I can see already how this is going to be spun:
  1. British officer, nowhere near Baghdad, notes that when people see government offices being looted, they feel like Saddam really is gone. (Simple common sense, it seems to me.)

  2. This will turn into "British encouraged looting in Basra." This despite the fact that the quote says no such thing - it's an observation about the response of people to looting already going on.

  3. Almost instantaneously, this will become "Americans encouraged looting in Baghdad." This despite the fact that Baghdad and Basra are hundreds of miles apart and the quoted officer isn't American. Only stage 3 and we're already completely out of sight of the starting point, but we're just getting started.

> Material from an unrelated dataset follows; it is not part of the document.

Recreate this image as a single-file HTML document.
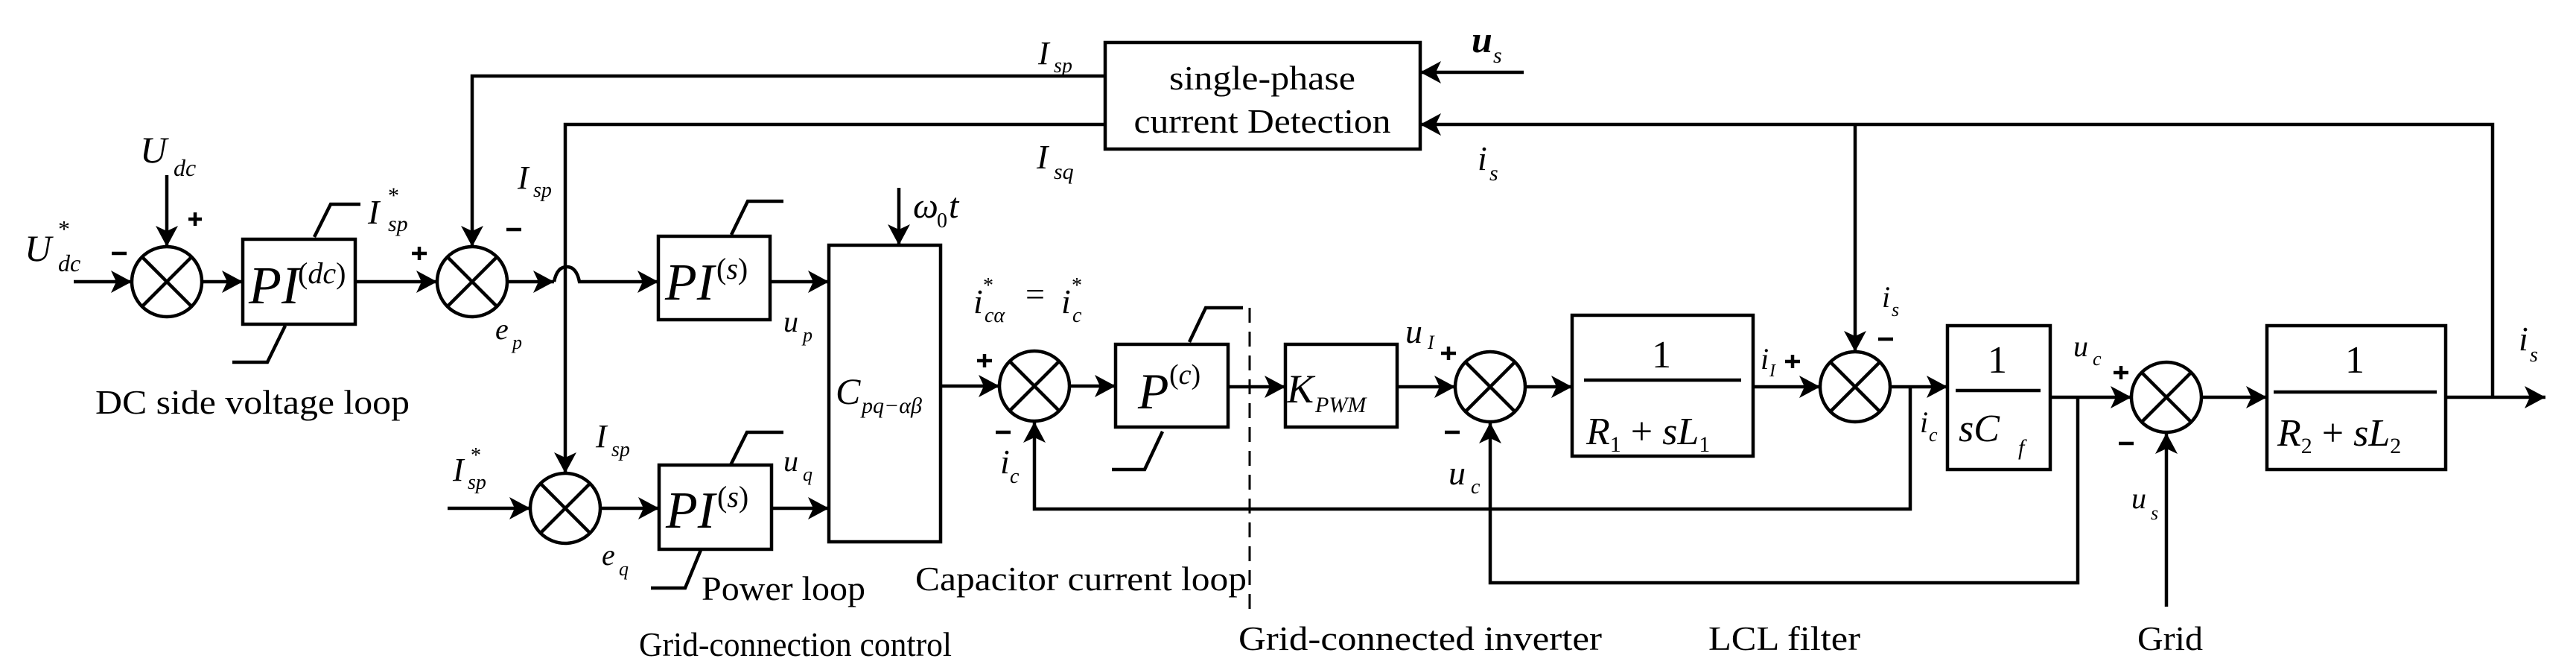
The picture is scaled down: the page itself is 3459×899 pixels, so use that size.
<!DOCTYPE html>
<html><head><meta charset="utf-8"><style>
html,body{margin:0;padding:0;background:#fff;}
svg{display:block;}
svg text{font-family:"Liberation Serif","Times New Roman","DejaVu Serif",serif;fill:#000;}
.i{font-style:italic;}
.t{font-size:46px;}
</style></head><body>
<svg width="3459" height="899" viewBox="0 0 3459 899" xmlns="http://www.w3.org/2000/svg" font-family="Liberation Serif, DejaVu Serif, serif">
<defs>
<marker id="a" markerUnits="userSpaceOnUse" markerWidth="30" markerHeight="30" refX="28" refY="15" orient="auto">
<path d="M0,0 L28,15 L0,30 L7,15 z" fill="#000"/>
</marker>
</defs>
<g fill="none" stroke="#000" stroke-width="4.5">
<circle cx="224" cy="378" r="47"/><path d="M191,345 L257,411 M257,345 L191,411"/>
<circle cx="634" cy="378" r="47"/><path d="M601,345 L667,411 M667,345 L601,411"/>
<circle cx="759" cy="682" r="47"/><path d="M726,649 L792,715 M792,649 L726,715"/>
<circle cx="1389" cy="518" r="47"/><path d="M1356,485 L1422,551 M1422,485 L1356,551"/>
<circle cx="2001" cy="519" r="47"/><path d="M1968,486 L2034,552 M2034,486 L1968,552"/>
<circle cx="2491" cy="519" r="47"/><path d="M2458,486 L2524,552 M2524,486 L2458,552"/>
<circle cx="2909" cy="533" r="47"/><path d="M2876,500 L2942,566 M2942,500 L2876,566"/>
<rect x="326" y="321" width="151" height="114"/>
<rect x="884" y="317" width="150" height="112"/>
<rect x="885" y="624" width="151" height="113"/>
<rect x="1113" y="329" width="150" height="398"/>
<rect x="1498" y="462" width="151" height="111"/>
<rect x="1726" y="462" width="150" height="111"/>
<rect x="2111" y="423" width="243" height="189"/>
<rect x="2615" y="437" width="138" height="193"/>
<rect x="3044" y="437" width="240" height="193"/>
<rect x="1484" y="57" width="423" height="143"/>
<path d="M2127,510 L2338,510 M2626,524 L2740,524 M3053,526 L3272,526"/>
<path d="M422,318 L444,274 L484,274 M383,437 L359,486 L312,486"/>
<path d="M982,315 L1004,270 L1052,270 M981,624 L1003,580 L1052,580"/>
<path d="M941,738 L920,789 L874,789"/>
<path d="M1597,459 L1619,413 L1669,413 M1561,579 L1537,630 L1493,630"/>
<path d="M99,378 L177,378" marker-end="url(#a)"/>
<path d="M224,235 L224,331" marker-end="url(#a)"/>
<path d="M271,378 L326,378" marker-end="url(#a)"/>
<path d="M477,378 L587,378" marker-end="url(#a)"/>
<path d="M681,378 L744,378" marker-end="url(#a)"/>
<path d="M744,378 Q748,358 761,358 Q774,358 778,378 L884,378" marker-end="url(#a)"/>
<path d="M1484,102 L634,102 L634,331" marker-end="url(#a)"/>
<path d="M1484,167 L759,167 L759,635" marker-end="url(#a)"/>
<path d="M601,682 L712,682" marker-end="url(#a)"/>
<path d="M806,682 L885,682" marker-end="url(#a)"/>
<path d="M1034,378 L1113,378" marker-end="url(#a)"/>
<path d="M1036,682 L1113,682" marker-end="url(#a)"/>
<path d="M1207,252 L1207,329" marker-end="url(#a)"/>
<path d="M1263,518 L1342,518" marker-end="url(#a)"/>
<path d="M1436,518 L1498,518" marker-end="url(#a)"/>
<path d="M1649,519 L1726,519" marker-end="url(#a)"/>
<path d="M1876,519 L1954,519" marker-end="url(#a)"/>
<path d="M2048,519 L2111,519" marker-end="url(#a)"/>
<path d="M2354,519 L2444,519" marker-end="url(#a)"/>
<path d="M2538,519 L2615,519" marker-end="url(#a)"/>
<path d="M2565,519 L2565,683 L1389,683 L1389,566" marker-end="url(#a)"/>
<path d="M2753,533 L2862,533" marker-end="url(#a)"/>
<path d="M2790,533 L2790,782 L2001,782 L2001,567" marker-end="url(#a)"/>
<path d="M2909,814 L2909,581" marker-end="url(#a)"/>
<path d="M2956,533 L3044,533" marker-end="url(#a)"/>
<path d="M3284,533 L3418,533" marker-end="url(#a)"/>
<path d="M3347,533 L3347,167 L1907,167" marker-end="url(#a)"/>
<path d="M2491,167 L2491,472" marker-end="url(#a)"/>
<path d="M2046,97 L1907,97" marker-end="url(#a)"/>
<path d="M1678,413 L1678,822" stroke-width="3" stroke-dasharray="20,12"/>
<path d="M253,294 L271,294 M262,285 L262,303"/>
<path d="M150,340 L170,340"/>
<path d="M553,340 L573,340 M563,331 L563,349"/>
<path d="M680,308 L700,308"/>
<path d="M1312,484 L1332,484 M1322,475 L1322,493"/>
<path d="M1337,580 L1357,580"/>
<path d="M1935,474 L1955,474 M1945,465 L1945,483"/>
<path d="M1940,580 L1960,580"/>
<path d="M2397,485 L2417,485 M2407,476 L2407,494"/>
<path d="M2522,455 L2542,455"/>
<path d="M2838,500 L2858,500 M2848,491 L2848,509"/>
<path d="M2845,595 L2865,595"/>
</g>
<g>
<text x="334" y="407" class="i" font-size="72">PI</text><text x="400" y="380" font-size="40">(<tspan class="i">dc</tspan>)</text>
<text x="893" y="402" class="i" font-size="70">PI</text><text x="962" y="374" font-size="40">(<tspan class="i">s</tspan>)</text>
<text x="894" y="708" class="i" font-size="70">PI</text><text x="963" y="680" font-size="40">(<tspan class="i">s</tspan>)</text>
<text x="1122" y="542" class="i" font-size="50">C</text><text x="1157" y="554" class="i" font-size="30">pq−αβ</text>
<text x="1528" y="548" class="i" font-size="68">P</text><text x="1570" y="515" font-size="38">(<tspan class="i">c</tspan>)</text>
<text x="1728" y="540" class="i" font-size="54">K</text><text x="1766" y="553" class="i" font-size="30">PWM</text>
<text x="2218" y="493" font-size="52">1</text>
<text x="2130" y="596" font-size="52"><tspan class="i">R</tspan><tspan font-size="30" dy="10">1</tspan><tspan dy="-10"> + </tspan><tspan class="i">sL</tspan><tspan font-size="30" dy="10">1</tspan></text>
<text x="2669" y="500" font-size="52">1</text>
<text x="2630" y="592" class="i" font-size="52">sC</text><text x="2710" y="610" class="i" font-size="30">f</text>
<text x="3149" y="500" font-size="52">1</text>
<text x="3058" y="598" font-size="52"><tspan class="i">R</tspan><tspan font-size="30" dy="10">2</tspan><tspan dy="-10"> + </tspan><tspan class="i">sL</tspan><tspan font-size="30" dy="10">2</tspan></text>
<text x="1695" y="120" font-size="46" text-anchor="middle" textLength="250" lengthAdjust="spacingAndGlyphs">single-phase</text>
<text x="1695" y="178" font-size="46" text-anchor="middle" textLength="345" lengthAdjust="spacingAndGlyphs">current Detection</text>
<text x="33" y="350" class="i" font-size="50">U</text><text x="78" y="318" font-size="32">*</text><text x="78" y="364" class="i" font-size="32">dc</text>
<text x="188" y="218" class="i" font-size="50">U</text><text x="233" y="236" class="i" font-size="32">dc</text>
<text x="494" y="300" class="i" font-size="46">I</text><text x="521" y="272" font-size="30">*</text><text x="521" y="310" class="i" font-size="30">sp</text>
<text x="695" y="253" class="i" font-size="44">I</text><text x="716" y="264" class="i" font-size="28">sp</text>
<text x="665" y="455" class="i" font-size="40">e</text><text x="688" y="468" class="i" font-size="26">p</text>
<text x="1052" y="445" class="i" font-size="40">u</text><text x="1078" y="458" class="i" font-size="26">p</text>
<text x="1052" y="632" class="i" font-size="40">u</text><text x="1078" y="645" class="i" font-size="26">q</text>
<text x="608" y="645" class="i" font-size="44">I</text><text x="632" y="620" font-size="28">*</text><text x="628" y="656" class="i" font-size="28">sp</text>
<text x="800" y="600" class="i" font-size="44">I</text><text x="821" y="612" class="i" font-size="28">sp</text>
<text x="808" y="758" class="i" font-size="40">e</text><text x="831" y="772" class="i" font-size="26">q</text>
<text x="1394" y="86" class="i" font-size="44">I</text><text x="1415" y="97" class="i" font-size="28">sp</text>
<text x="1392" y="226" class="i" font-size="46">I</text><text x="1415" y="240" class="i" font-size="30">sq</text>
<text x="1976" y="70" class="i" font-size="50" font-weight="bold">u</text><text x="2005" y="84" class="i" font-size="30">s</text>
<text x="1984" y="228" class="i" font-size="46">i</text><text x="2000" y="242" class="i" font-size="30">s</text>
<text x="1226" y="292" class="i" font-size="48">ω</text><text x="1258" y="305" font-size="28">0</text><text x="1274" y="292" class="i" font-size="48">t</text>
<text x="1307" y="420" class="i" font-size="46">i</text><text x="1320" y="392" font-size="28">*</text><text x="1322" y="432" class="i" font-size="28">cα</text>
<text x="1377" y="410" font-size="46">=</text>
<text x="1425" y="420" class="i" font-size="46">i</text><text x="1439" y="392" font-size="28">*</text><text x="1440" y="432" class="i" font-size="28">c</text>
<text x="1343" y="635" class="i" font-size="46">i</text><text x="1356" y="648" class="i" font-size="28">c</text>
<text x="1887" y="460" class="i" font-size="46">u</text><text x="1917" y="468" class="i" font-size="26">I</text>
<text x="1945" y="650" class="i" font-size="46">u</text><text x="1975" y="662" class="i" font-size="28">c</text>
<text x="2364" y="495" class="i" font-size="40">i</text><text x="2376" y="505" class="i" font-size="24">I</text>
<text x="2527" y="412" class="i" font-size="40">i</text><text x="2540" y="424" class="i" font-size="26">s</text>
<text x="2578" y="580" class="i" font-size="40">i</text><text x="2590" y="592" class="i" font-size="26">c</text>
<text x="2784" y="478" class="i" font-size="40">u</text><text x="2810" y="490" class="i" font-size="26">c</text>
<text x="2862" y="682" class="i" font-size="40">u</text><text x="2888" y="697" class="i" font-size="26">s</text>
<text x="3382" y="470" class="i" font-size="46">i</text><text x="3397" y="485" class="i" font-size="28">s</text>
<text x="128" y="555" class="t" textLength="422" lengthAdjust="spacingAndGlyphs">DC side voltage loop</text>
<text x="942" y="805" class="t" textLength="220" lengthAdjust="spacingAndGlyphs">Power loop</text>
<text x="858" y="880" class="t" textLength="420" lengthAdjust="spacingAndGlyphs">Grid-connection control</text>
<text x="1229" y="792" class="t" textLength="445" lengthAdjust="spacingAndGlyphs">Capacitor current loop</text>
<text x="1663" y="872" class="t" textLength="488" lengthAdjust="spacingAndGlyphs">Grid-connected  inverter</text>
<text x="2294" y="872" class="t" textLength="204" lengthAdjust="spacingAndGlyphs">LCL filter</text>
<text x="2870" y="872" class="t" textLength="88" lengthAdjust="spacingAndGlyphs">Grid</text>
</g>
</svg>
</body></html>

  4. This change will be followed by "It was Bush's cynical and evil policy to encourage looting."

  5. At some point, this will shift further, to "The US decided beforehand that the museum in Baghdad should be looted." This will be mentioned casually, as undisputed fact, on innumerable blog comment sections.

  6. Finally, people will start talking about "The US looting of cultural treasures in the Baghdad Museum." At first, this will only be a loose way of referring to the previous - already tinfoil-tinged - accusation, but inevitably, some people will inadvertantly or deliberately use it literally.

  7. And finally will come the accusation that the US's deliberately looting the museum is a war crime. (This will be only one of several dubious entries in an itemized list, but it will again be stated as fact.)
The UN is already at stage 2. I figure that most of the mainstream media will reach stage 3, with some weasel words. ("Disturbing charges have surfaced that....") The NYT editorial page - possibly Krugman, judging by what he's been writing lately - will go to stage 4. The more conspiracy-minded bloggers will hit stage 5, though there will be some who suggest that this hasn't, after all, been proven - just probable. The European press, the Arab press, and the Guardian, will go to stage 6. (The Mirror will do the same, but phrase it more vociferously than I have above.) Stage 7 will, one hopes, be reserved for Ramsey Clark and Robert "My name is a verb" Fisk.

You read it here first.

And why am I so confident, you ask? John Quiggin, a blogger not known for his tinfoil hat collection, has already gone to Stage 4, and I'm already seeing his accusation linked widely in comment sections:
When we come to allocate the responsibility for the destruction of archeological treasures and so on, it will be important to recall that this was the product of deliberate policy, not mere neglect.
This is only the beginning.

Update: Reader Rich Schultz writes to point out this Pacifica radio story (scroll down to "Did US Antiquities Dealers..."):
Amy Goodman from "Democracy Now" has already reached stage five [...] insinuating that a group of American antiquarians and graverobbers have been influencing the Bush administration to make it easier for them to buy stolen goods.
Erik of Bite the Wax Tadpole spots a summary of Stage 7 thinking at The Aardvark Speaks:
The suspicion that US forces initiated the looting has in the meantime popped up in several places. The Independent has an article on artefacts stolen 'on order'. The Glasgow Herald reports on how the pressure group of antiquities collectors and arts lawyers lobbied the Bush administration, and Bryan Pfaffenberger (of the University of Virginia) has more about this rather influential group. Even CNN reports that the museum lootings were probably carried out by by art and cultural professionals of non-Iraqi origin.
(See the article for several links.)

John Quiggin also writes to suggest:
If you'll read the full text of the report I linked, you'll find that it supports all of the steps from 1 to 4.
However, I disagree. A careful reading of the article does not show that the British encouraged looting, only that unnamed "UN officials" (who presumably are not on site, and have no personal knowledge of it) have made the accusation. This is why I assigned the UN to Stage 2; it's not evidence that the British encouraged looting, unless you take the word of an unnamed UN official on background, as filtered through a reporter, as gospel. As for Stages 3 and 4, the article does not support them: it doesn't mention Baghdad (as John notes, this was published before US troops were in Baghdad) nor make any claims about policy.